Blanche turns her nose up at almost everything served at Shiny Meadows, even more than the often-crappy food actually deserves. Sometimes I think she’s just bored, which frustrates her, which leads her to want to say no to something. But other times I can tell, watching her, that she is truly unable to gag down what’s on her plate. She looks very depressed and pushes it away.
One reason I like Blanche so much is that she’s a snack food junkie, like me, and if there is a snack within wheelchair-rolling distance, she’ll find it. If another resident has won a Bingo snack, like a little pack of peanut butter and cheese crackers, Blanche will not hesitate to roll into their room and snatch it from the top of their dresser while they’re napping. Since the main hobby at Shiny Meadows is napping, Blanche is on a constant crime spree.
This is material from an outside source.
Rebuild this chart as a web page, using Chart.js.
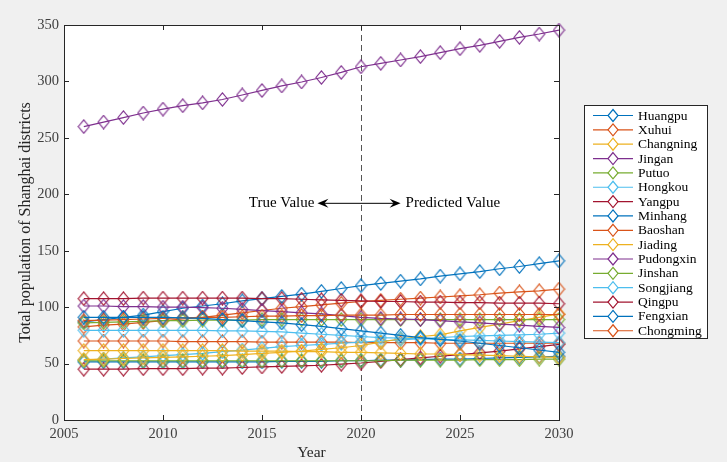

The mother lode for her, though, is not the pilfered loot from the rooms of the residents; it’s the nurse’s station. The nurses and especially the CNAs are big snackers. They push themselves through their shifts with smoke breaks and bites of junk food. The station itself is a “C” shaped counter, curving around in front of 3 rolling office chairs, a computer, a wastebasket, stacks of folders, and, more often than not, a snack. Or the remnants of a snack. If Stephanie, a regular evening CNA, for example, takes a bite or two of a granola bar, then needs to run off down the hall when a call light comes on, she might make the mistake of parking the granola bar on the desktop behind the counter. When this happens, Blanche is like an alligator on the bank of a river who has just heard a plump, juicy baby hippo splash into the water to play and rollick. Her hands begin to rotate the wheels on her wheelchair before they even make contact. Before anyone can take notice, she is behind the counter, grabs the granola bar with one hand and backs up the chair with the other. She either jams the half-eaten bar into her mouth or zooms down the hallway to her own room to devour it privately. The baby hippo never saw it coming. On the surface of the river? Nothing but a few telltale air bubbles.
Most of the CNAs have caught on to Blanche’s predator behavior. At first they were stunned and annoyed that anything they’d been eating, or were about to eat, vanished. Now they either tuck their snacks into the pockets of their scrubs, or leave them out purposely, knowing how much fun Blanche has thinking she’s gotten away with something. She maneuvers herself back into her bed, dozing off with granola crumbs on her mouth.
2 Comments:
At 10:53 PM, FarmAndAway said…
Sort of related...in Augusten Burrough's rather disappointing book "Magical Thinking" (so, so vulgar and depressing), he refers to a friend whose maid is eating his leftovers. So the friend order shrimp something or other, hides it in his closet for two days, and puts it back in the closet. The maid calls in sick.
I would never do that to Blanche, but I would do that to someone I didn't like who had better food sources.
At 11:16 PM, Candy Rant said…
Yoiks. I haven't read ANY of Augusten Burroughs, but judging from this deeply annoying drama queen student I had, who LOVED him, I can see how he'd be depressing as hell.